- **Work required**
Sift the material for lines containing "Output", and return them.

- **Extracted material**
--- Begin ---
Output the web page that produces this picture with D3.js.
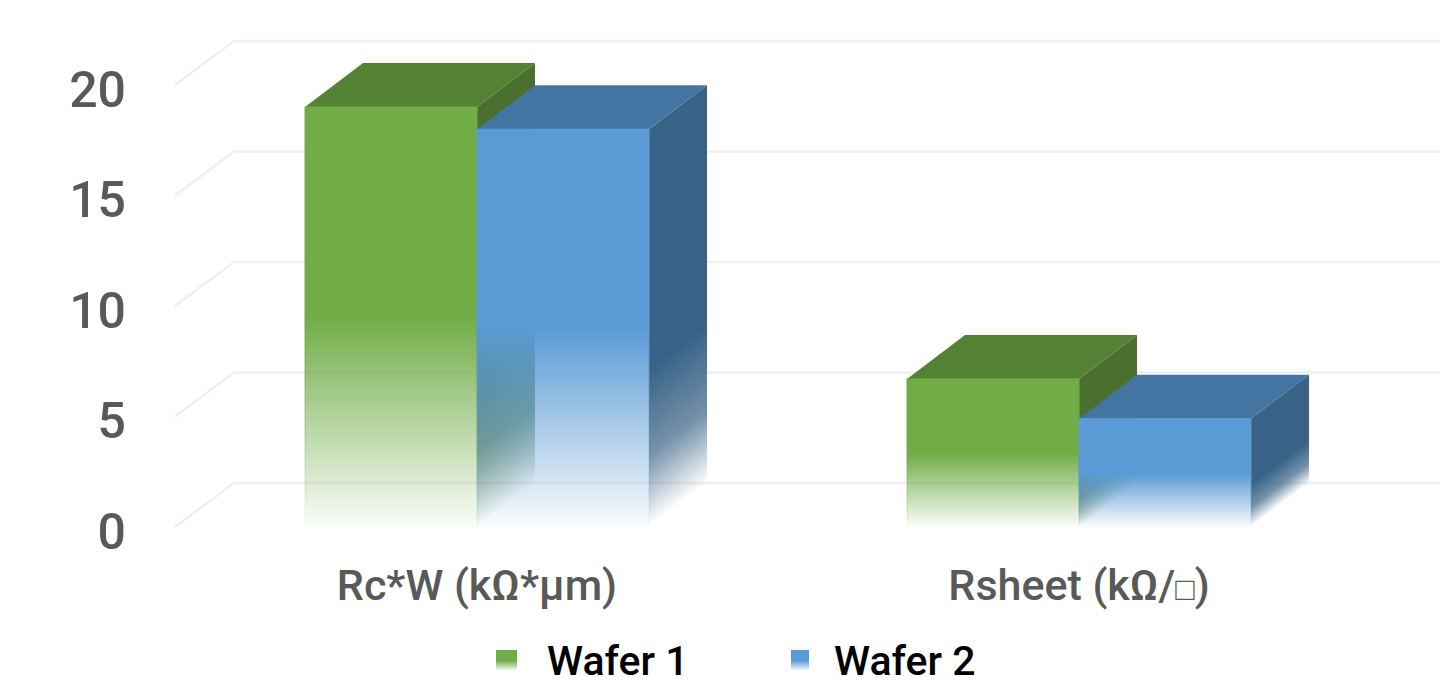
<!DOCTYPE html>
<html>
<head>
<meta charset="utf-8">
<script src="https://cdn.jsdelivr.net/npm/d3@7"></script>
<style>
  html, body { margin: 0; padding: 0; background: #fff; }
  svg { display: block; font-family: Roboto, sans-serif; }
</style>
</head>
<body>
<svg id="chart" width="1451" height="685"></svg>
<script>
const categories = ["Rc*W (kΩ*µm)", "Rsheet (kΩ/□)"];
const seriesNames = ["Wafer 1", "Wafer 2"];
const wafer1 = [19.0, 6.7];
const wafer2 = [18.0, 4.9];
const yTicks = [0, 5, 10, 15, 20];

const palette = [
  { front: "#70ad47", top: "#548235", side: "#4a6f2f" },
  { front: "#5b9bd5", top: "#4474a1", side: "#386286" }
];

// Oblique projection of the depth axis
const depthX = 58, depthY = -44;

const svg = d3.select("#chart");
const defs = svg.append("defs");

const y = d3.scaleLinear().domain([0, 20]).range([527, 85]);

// Gridlines: a slanted run on the side wall and a long run on the back wall
const grid = svg.append("g");
grid.selectAll("path").data(yTicks).join("path")
  .attr("fill", "none")
  .attr("stroke", "#f0f0f0")
  .attr("stroke-width", 2.4)
  .attr("d", v => {
    const p = d3.path();
    p.moveTo(175, y(v));
    p.lineTo(175 + depthX + 1, y(v) + depthY);
    p.lineTo(1440, y(v) + depthY);
    return p.toString();
  });

// Value axis
const axis = d3.axisLeft(y).tickValues(yTicks).tickSize(0).tickPadding(0);
const axisG = svg.append("g").attr("transform", "translate(126,5)").call(axis);
axisG.select(".domain").remove();
axisG.selectAll("text")
  .attr("fill", "#595959")
  .attr("font-family", "Roboto, sans-serif")
  .attr("font-size", 50)
  .attr("font-weight", 500);

// Fading fill between two points, with opacity stops along the way
function fade(id, color, x1, y1, x2, y2, stops) {
  const g = defs.append("linearGradient").attr("id", id)
    .attr("gradientUnits", "userSpaceOnUse")
    .attr("x1", x1).attr("y1", y1).attr("x2", x2).attr("y2", y2);
  stops.forEach(([offset, opacity]) => {
    g.append("stop").attr("offset", offset).attr("stop-color", color).attr("stop-opacity", opacity);
  });
  return `url(#${id})`;
}

const barWidth = 172;
const groupLeft = d3.scaleOrdinal().domain(categories).range([305, 907]);
const seriesValues = [wafer1, wafer2];
const base = y(0);

const bars = [];
categories.forEach((c, ci) => {
  seriesNames.forEach((s, si) => {
    bars.push({ ci, si, value: seriesValues[si][ci], left: groupLeft(c) + si * barWidth });
  });
});

const barG = svg.append("g");
bars.forEach((b, i) => {
  const colors = palette[b.si];
  const top = y(b.value);
  const right = b.left + barWidth;
  const frontSolid = top + (base - top) * 0.5;
  const sideSolid = top + (base - top) * 0.6;

  // Side face fades along lines parallel to its own sheared floor edge
  const len = Math.hypot(depthX, depthY);
  const nx = -depthY / len, ny = depthX / len;
  const dist = (base - sideSolid) * ny;
  const sideFill = fade(`side${i}`, colors.side, right, sideSolid, right + nx * dist, sideSolid + ny * dist,
    [[0, 1], [0.55, 0.7], [1, 0]]);
  const frontFill = fade(`front${i}`, colors.front, 0, frontSolid, 0, base,
    [[0, 1], [1, 0.03]]);

  const poly = pts => d3.line()(pts) + "Z";

  barG.append("path").attr("fill", sideFill).attr("d", poly([
    [right, top], [right + depthX, top + depthY], [right + depthX, base + depthY], [right, base]
  ]));
  barG.append("path").attr("fill", colors.top).attr("d", poly([
    [b.left, top], [b.left + depthX, top + depthY], [right + depthX, top + depthY], [right, top]
  ]));
  barG.append("rect").attr("fill", frontFill)
    .attr("stroke", frontFill).attr("stroke-width", 1)
    .attr("x", b.left).attr("y", top)
    .attr("width", barWidth).attr("height", base - top);
});

// Category labels; the square in the sheet-resistance unit sets smaller
const labelG = svg.append("g").selectAll("text").data(categories).join("text")
  .attr("x", c => groupLeft(c) + barWidth)
  .attr("y", 600)
  .attr("text-anchor", "middle")
  .attr("fill", "#595959")
  .attr("font-size", 43)
  .attr("font-weight", 500);
labelG.each(function (c) {
  const t = d3.select(this);
  c.split(/(□)/).filter(Boolean).forEach(part => {
    t.append("tspan").attr("font-size", part === "□" ? 32 : null).text(part);
  });
});

// Legend
const legendX = [496, 791], legendW = [21, 18], textX = [547, 834];
seriesNames.forEach((s, i) => {
  const lg = defs.append("linearGradient").attr("id", `legend${i}`).attr("x1", 0).attr("y1", 0).attr("x2", 0).attr("y2", 1);
  lg.append("stop").attr("offset", 0.5).attr("stop-color", palette[i].front);
  lg.append("stop").attr("offset", 1).attr("stop-color", palette[i].front).attr("stop-opacity", 0);
  svg.append("rect").attr("x", legendX[i]).attr("y", 650).attr("width", legendW[i]).attr("height", 21)
    .attr("fill", `url(#legend${i})`);
  svg.append("text").attr("x", textX[i]).attr("y", 675)
    .attr("fill", "#000").attr("font-size", 41).attr("font-weight", 500).text(s);
});
</script>
</body>
</html>
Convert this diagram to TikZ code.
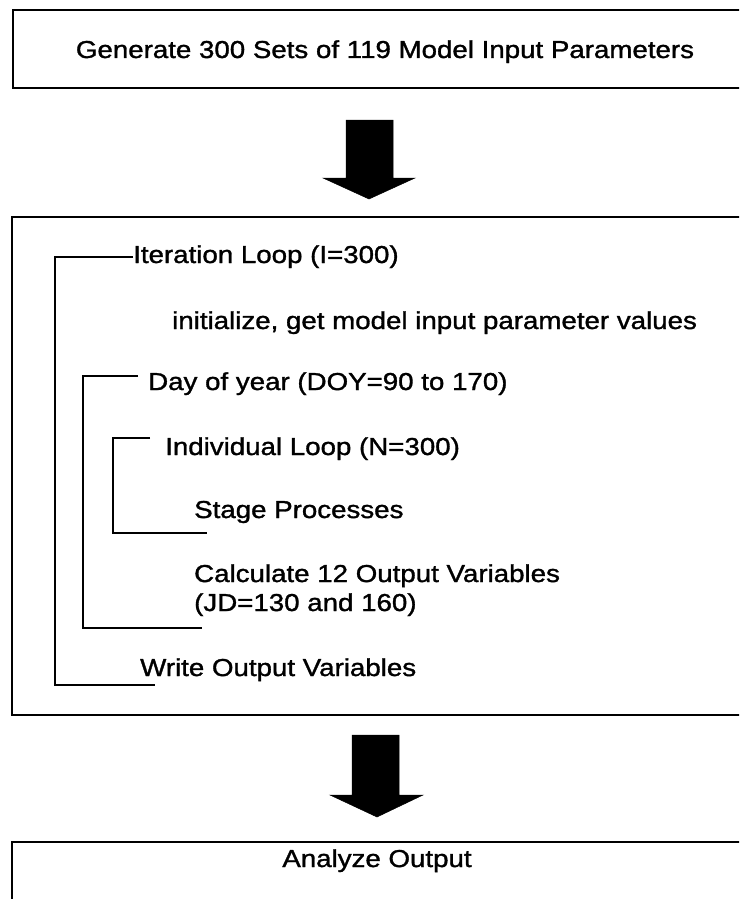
\documentclass[tikz,border=0pt]{standalone}
\usepackage{fontspec}
\setmainfont[FakeStretch=1.13,FakeBold=1.3]{Liberation Sans}
\begin{document}
\begin{tikzpicture}[x=1pt,y=-1pt,
  lbl/.style={anchor=base west,inner sep=0pt,font=\fontsize{24.5}{28}\selectfont},
  ctr/.style={anchor=base,inner sep=0pt,font=\fontsize{24.5}{28}\selectfont},
  boxline/.style={line width=2pt},
  brk/.style={line width=2pt},
  blockarrow/.style={fill=black,draw=black,line width=0.5pt}]
\useasboundingbox (0,0) rectangle (739,899);
\clip (0,0) rectangle (739,899);
% boxes
\draw[boxline] (760,10) -- (13,10) -- (13,88) -- (760,88);
\draw[boxline] (760,217) -- (12,217) -- (12,715) -- (760,715);
\draw[boxline] (760,842) -- (12,842) -- (12,910);
% texts
\node[ctr] (gen) at (385,58) {Generate 300 Sets of 119 Model Input Parameters};
\node[lbl] (iter) at (133,263) {Iteration Loop (I=300)};
\node[lbl] (init) at (172,329) {initialize, get model input parameter values};
\node[lbl] (doy) at (148,390) {Day of year (DOY=90 to 170)};
\node[lbl] (indiv) at (165,455) {Individual Loop (N=300)};
\node[lbl] (stage) at (194,518) {Stage Processes};
\node[lbl] (calc) at (194,582) {Calculate 12 Output Variables};
\node[lbl] (jd) at (194,611) {(JD=130 and 160)};
\node[lbl] (write) at (140,676) {Write Output Variables};
\node[ctr] (anal) at (377,867) {Analyze Output};
% brackets
\coordinate (itT) at (55,257);
\coordinate (itB) at (55,685);
\draw[brk] (iter.west |- itT) -- (itT) -- (itB) -- (155,685);
\coordinate (dyT) at (83,376);
\coordinate (dyB) at (83,628);
\draw[brk] (138,376) -- (dyT) -- (dyB) -- (202,628);
\coordinate (inT) at (113,438);
\coordinate (inB) at (113,533);
\draw[brk] (150,438) -- (inT) -- (inB) -- (207,533);
% block arrows
\fill[blockarrow] (346,120) -- (393,120) -- (393,178) -- (415,178) -- (369,199) -- (323,178) -- (346,178) -- cycle;
\fill[blockarrow] (352,735) -- (399,735) -- (399,795) -- (423,795) -- (377,817) -- (330,795) -- (352,795) -- cycle;
\end{tikzpicture}
\end{document}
--- End ---
- **Problem solution**
Output the web page that produces this picture with D3.js.
\node[lbl] (calc) at (194,582) {Calculate 12 Output Variables};
\node[lbl] (write) at (140,676) {Write Output Variables};
\node[ctr] (anal) at (377,867) {Analyze Output};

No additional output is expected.